UN laments recent failure in Cyprus talks

UN laments recent failure in Cyprus talks

AP photo

The recent failed Cypriot peace talks in Switzerland’s resort town of Mont Pelerin was the most serious setback in the 19 months of negotiations to find a solution to the more than 40-year-old conflict on the eastern Mediterranean island, the United Nations said Nov. 28.

“What we have been blessed with here in Cyprus is 19 months of no real crisis. We had a few small disputes but there was no real break,” said the special adviser of the U.N. secretary-general on Cyprus, Espen Barth Eide, on Nov. 28, in Nicosia after exiting a meeting with Turkish Cypriot President Mustafa Akıncı. Prior to Akıncı, Eide visited Greek Cypriot President Nicos Anastasiades. 

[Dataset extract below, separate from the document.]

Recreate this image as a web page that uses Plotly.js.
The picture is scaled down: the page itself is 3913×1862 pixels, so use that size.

“This isn’t a break either. But it is probably the most significant setback we had since May 2015,” he said, adding that he believed the two leaders were “very much aware of this.” 

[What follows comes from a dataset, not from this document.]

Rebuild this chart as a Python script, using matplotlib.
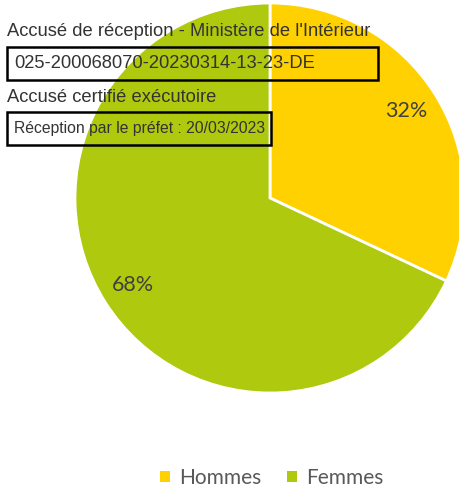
import matplotlib
matplotlib.use('Agg')
import matplotlib.pyplot as plt
from matplotlib.patches import Patch, Rectangle

W, H, DPI = 460, 490, 100

labels = ['Hommes', 'Femmes']
values = [32, 68]
colors = ['#FFD100', '#AFC90E']

stamp_title = "Accusé de réception - Ministère de l'Intérieur"
stamp_id = '025-200068070-20230314-13-23-DE'
stamp_status = 'Accusé certifié exécutoire'
stamp_date = 'Réception par le préfet : 20/03/2023'


def px(x, y):
    # pixel coords (top-left origin) -> figure fraction
    return x / W, 1 - y / H


fig = plt.figure(figsize=(W / DPI, H / DPI), dpi=DPI)

# pie centred at (270, 198) px, radius 195 px
cx, cy, r = 270, 198, 195
ax = fig.add_axes([(cx - r) / W, (H - cy - r) / H, 2 * r / W, 2 * r / H])
wedges, _, autotexts = ax.pie(values, colors=colors, startangle=90, counterclock=False,
                              autopct='%1.0f%%', pctdistance=0.83,
                              wedgeprops={'edgecolor': 'white', 'linewidth': 2},
                              textprops={'color': '#404040', 'fontsize': 15.5,
                                         'family': 'Lato'})
ax.set_xlim(-1, 1)
ax.set_ylim(-1, 1)
ax.axis('off')

handles = [Patch(facecolor=c, edgecolor='none') for c in colors]
leg = fig.legend(handles, labels, loc='center', bbox_to_anchor=px(272, 478),
                 ncol=2, frameon=False, handlelength=0.45, handleheight=0.45,
                 handletextpad=0.45, columnspacing=1.25,
                 prop={'family': 'Lato', 'size': 15})
for t in leg.get_texts():
    t.set_color('#595959')

# reception stamp
stamp_font = {'family': 'Liberation Sans', 'color': '#333333'}
fig.text(*px(7, 36), stamp_title, fontsize=13.2, va='baseline', **stamp_font)
fig.text(*px(14, 68), stamp_id, fontsize=13.2, va='baseline', **stamp_font)
fig.text(*px(7, 102), stamp_status, fontsize=13.2, va='baseline', **stamp_font)
fig.text(*px(14, 133), stamp_date, fontsize=11.3, va='baseline', **stamp_font)

for x0, y0, x1, y1 in [(7, 47, 378, 80), (7, 112, 271, 145)]:
    fig.patches.append(Rectangle(px(x0, y1), (x1 - x0) / W, (y1 - y0) / H,
                                 transform=fig.transFigure, fill=False,
                                 edgecolor='black', linewidth=1.8))

fig.savefig('out.png', dpi=DPI)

The latest peace efforts for the island were launched in May 2015 after Akıncı was elected as the new president of Turkish Cyprus.

Since then the two leaders under the auspices of the United Nations have been engaged in talks, with two rounds of intensified talks in Mont Pelerin in November, though the rounds ended without producing a solution to the conflict. The thorny territories chapter was the main issue that broke off the talks in Switzerland. 

When asked about the main obstacle to the process, Eide said everybody involved in the process saw the contours of what the final settlement would look like, but “there are understandable tactical differences in the way to move in that direction which I understand but which has to be at some stage reconciled.”

Organizing the last aspects of the peace talks has been one of the major obstacles to the negotiations, Eide added. 

“The last mile is always the most difficult one in peace processes,” he said. 

The island has been divided since 1974 when Turkey intervened into the north after a coup that aimed at unification (enosis) with Greece. 

Eide noted that both Akıncı and Anastasiades had expressed a continued desire to find a way to solve the Cyprus problem.